● CHALLENGE: Repeat the listing word for word. No pictures belong in the copy.

● GIVEN DATA:
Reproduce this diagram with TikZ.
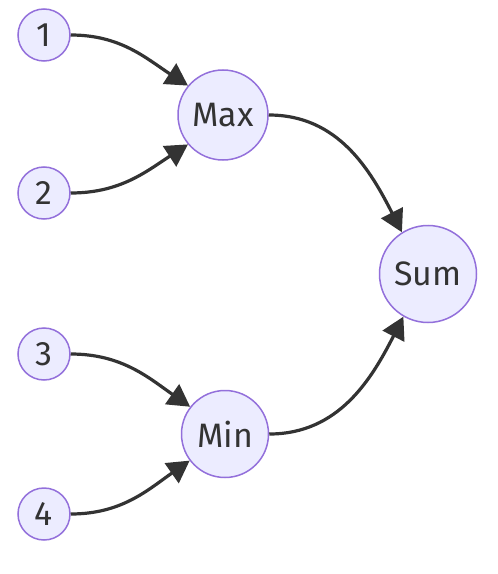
\documentclass[tikz,border=0pt]{standalone}
\usepackage{fontspec}
\setmainfont{Fira Sans}
\usepackage{xcolor}
\usetikzlibrary{arrows.meta}

\definecolor{nodefill}{HTML}{ECECFF}
\definecolor{nodeline}{HTML}{9370DB}
\definecolor{edgecol}{HTML}{333333}

\begin{document}
\begin{tikzpicture}[
    x=1bp, y=-1bp,
    leaf/.style={circle, draw=nodeline, line width=1.5bp, fill=nodefill, inner sep=0pt, minimum size=52bp, text=edgecol, font=\fontsize{34}{40}\selectfont},
    op/.style={leaf, minimum size=90bp},
    arrow/.style={-{Triangle[length=22bp, width=24bp]}, line width=3.2bp, draw=edgecol},
  ]
  \useasboundingbox (0,0) rectangle (498,574);

  % Inputs
  \node[leaf] (n1) at (44,35) {1};
  \node[leaf] (n2) at (44,193) {2};
  \node[leaf] (n3) at (44,354) {3};
  \node[leaf] (n4) at (44,514) {4};

  % Operations
  \node[op] (max) at (223,115) {Max};
  \node[op, minimum size=87bp] (min) at (225,434) {Min};
  \node[op, minimum size=97bp] (sum) at (428,274) {Sum};

  % Arrows
  \draw[arrow] (n1.east) to[out=0, in=147] (max.140);
  \draw[arrow] (n2.east) to[out=0, in=213] (max.220);
  \draw[arrow] (n3.east) to[out=0, in=145] (min.142);
  \draw[arrow] (n4.east) to[out=0, in=215] (min.217);
  \draw[arrow] (max.east) to[out=0, in=117] (sum.122);
  \draw[arrow] (min.east) to[out=0, in=243] (sum.240);

\end{tikzpicture}
\end{document}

● FINAL ANSWER:
Reproduce this diagram with TikZ.
\documentclass[tikz,border=0pt]{standalone}
\usepackage{fontspec}
\setmainfont{Fira Sans}
\usepackage{xcolor}
\usetikzlibrary{arrows.meta}

\definecolor{nodefill}{HTML}{ECECFF}
\definecolor{nodeline}{HTML}{9370DB}
\definecolor{edgecol}{HTML}{333333}

\begin{document}
\begin{tikzpicture}[
    x=1bp, y=-1bp,
    leaf/.style={circle, draw=nodeline, line width=1.5bp, fill=nodefill, inner sep=0pt, minimum size=52bp, text=edgecol, font=\fontsize{34}{40}\selectfont},
    op/.style={leaf, minimum size=90bp},
    arrow/.style={-{Triangle[length=22bp, width=24bp]}, line width=3.2bp, draw=edgecol},
  ]
  \useasboundingbox (0,0) rectangle (498,574);

  % Inputs
  \node[leaf] (n1) at (44,35) {1};
  \node[leaf] (n2) at (44,193) {2};
  \node[leaf] (n3) at (44,354) {3};
  \node[leaf] (n4) at (44,514) {4};

  % Operations
  \node[op] (max) at (223,115) {Max};
  \node[op, minimum size=87bp] (min) at (225,434) {Min};
  \node[op, minimum size=97bp] (sum) at (428,274) {Sum};

  % Arrows
  \draw[arrow] (n1.east) to[out=0, in=147] (max.140);
  \draw[arrow] (n2.east) to[out=0, in=213] (max.220);
  \draw[arrow] (n3.east) to[out=0, in=145] (min.142);
  \draw[arrow] (n4.east) to[out=0, in=215] (min.217);
  \draw[arrow] (max.east) to[out=0, in=117] (sum.122);
  \draw[arrow] (min.east) to[out=0, in=243] (sum.240);

\end{tikzpicture}
\end{document}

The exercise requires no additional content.